I am wondering, whether the behavior that tons of kernels are launched during the execution of cusparseLt example code (as I provided previously) is expected. It looks weird. I just copy paste the example code in this repository. Is there any bug in the example code that leads to this weird behavior?
Thanks!
@SimonSongg Could you double check the data types and layouts are the same in cuSPARSELt and cuBLAS?
Hi, @j4yan I found if set matmul_search=false, only one kernel will be launched as below, and the calculation result is correct.

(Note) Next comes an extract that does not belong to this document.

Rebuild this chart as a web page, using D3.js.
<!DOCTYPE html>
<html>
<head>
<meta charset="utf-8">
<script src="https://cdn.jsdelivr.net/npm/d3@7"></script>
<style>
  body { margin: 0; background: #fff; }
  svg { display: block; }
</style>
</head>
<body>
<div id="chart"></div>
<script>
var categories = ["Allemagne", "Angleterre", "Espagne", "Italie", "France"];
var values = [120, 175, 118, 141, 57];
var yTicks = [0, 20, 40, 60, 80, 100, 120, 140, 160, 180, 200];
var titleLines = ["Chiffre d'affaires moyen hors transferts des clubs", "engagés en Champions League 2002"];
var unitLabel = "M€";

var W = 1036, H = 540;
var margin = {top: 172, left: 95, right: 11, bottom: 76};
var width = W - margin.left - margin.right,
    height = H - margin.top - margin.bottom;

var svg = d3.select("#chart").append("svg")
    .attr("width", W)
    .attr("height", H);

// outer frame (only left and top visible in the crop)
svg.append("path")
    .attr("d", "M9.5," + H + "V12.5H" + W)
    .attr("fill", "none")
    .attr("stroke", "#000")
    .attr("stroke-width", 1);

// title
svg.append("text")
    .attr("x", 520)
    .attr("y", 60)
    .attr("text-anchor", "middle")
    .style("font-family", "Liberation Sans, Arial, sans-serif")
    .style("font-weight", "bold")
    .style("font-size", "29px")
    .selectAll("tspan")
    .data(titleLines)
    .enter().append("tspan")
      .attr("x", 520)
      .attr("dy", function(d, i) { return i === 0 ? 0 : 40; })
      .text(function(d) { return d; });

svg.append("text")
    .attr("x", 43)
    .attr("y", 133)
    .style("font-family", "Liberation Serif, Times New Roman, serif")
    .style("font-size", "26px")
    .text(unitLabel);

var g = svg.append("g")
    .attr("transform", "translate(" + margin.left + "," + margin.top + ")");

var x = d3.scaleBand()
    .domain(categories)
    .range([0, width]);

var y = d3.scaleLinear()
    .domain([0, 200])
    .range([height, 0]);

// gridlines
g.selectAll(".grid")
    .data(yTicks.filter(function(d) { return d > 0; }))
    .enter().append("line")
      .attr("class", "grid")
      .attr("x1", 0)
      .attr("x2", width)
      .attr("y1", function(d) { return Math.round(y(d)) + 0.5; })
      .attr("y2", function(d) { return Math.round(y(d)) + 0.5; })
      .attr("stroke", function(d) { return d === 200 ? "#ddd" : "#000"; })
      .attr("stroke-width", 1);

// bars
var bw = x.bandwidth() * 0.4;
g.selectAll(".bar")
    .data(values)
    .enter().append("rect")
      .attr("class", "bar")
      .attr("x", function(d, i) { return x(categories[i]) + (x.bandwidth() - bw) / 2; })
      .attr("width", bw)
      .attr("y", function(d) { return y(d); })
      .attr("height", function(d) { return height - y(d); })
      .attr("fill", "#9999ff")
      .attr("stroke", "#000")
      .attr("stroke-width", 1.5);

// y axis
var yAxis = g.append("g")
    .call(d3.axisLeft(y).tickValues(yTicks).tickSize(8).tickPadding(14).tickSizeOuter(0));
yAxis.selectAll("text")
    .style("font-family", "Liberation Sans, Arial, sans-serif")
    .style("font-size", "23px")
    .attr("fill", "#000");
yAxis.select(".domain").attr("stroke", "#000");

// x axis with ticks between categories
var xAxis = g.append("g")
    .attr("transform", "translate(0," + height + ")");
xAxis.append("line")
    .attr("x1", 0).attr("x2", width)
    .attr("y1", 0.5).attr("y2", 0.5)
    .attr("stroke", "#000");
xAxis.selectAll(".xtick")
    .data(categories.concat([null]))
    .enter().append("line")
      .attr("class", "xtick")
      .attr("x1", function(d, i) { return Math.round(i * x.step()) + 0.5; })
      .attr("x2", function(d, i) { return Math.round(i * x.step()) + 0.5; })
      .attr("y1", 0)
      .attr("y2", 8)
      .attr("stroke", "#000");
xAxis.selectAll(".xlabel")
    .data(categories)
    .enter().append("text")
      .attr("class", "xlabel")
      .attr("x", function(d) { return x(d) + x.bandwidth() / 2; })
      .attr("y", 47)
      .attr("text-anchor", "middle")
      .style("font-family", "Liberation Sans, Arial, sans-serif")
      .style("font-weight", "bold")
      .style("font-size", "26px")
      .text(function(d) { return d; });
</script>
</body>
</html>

Many kernels are launched by cusparseLtMatmulSearch(), by setting matmul_search=false this routine is disabled. For small problem sizes like 320 x 320 x 640 you probably observe much speedup against dense gemm. I'd suggest timing many matmul calls using cudaEvent. Also the layouts of dense gemm (A and B are both column-major) is different than the layouts of sparse gemm (A is row-major and B is column-major).
Many kernels are launched by cusparseLtMatmulSearch(), by setting matmul_search=false this routine is disabled. For small problem sizes like 320 x 320 x 640 you probably observe much speedup against dense gemm. I'd suggest timing many matmul calls using cudaEvent. Also the layouts of dense gemm (A and B are both column-major) is different than the layouts of sparse gemm (A is row-major and B is column-major).
Thanks for reply.
Why the matmul_search will make the gemm launch so many kernels? And I did use small problem size 320 x 320 x 640, and I use a for loop to run it 10 times, the latency seems similar to dense gemm. It might be due to the layout? I will check it soon.
Thanks!
@SimonSongg cusparseLtMatmulSearch() is the auto-tuning API. Sorry I mean for very small sizes you won't observe much speedup.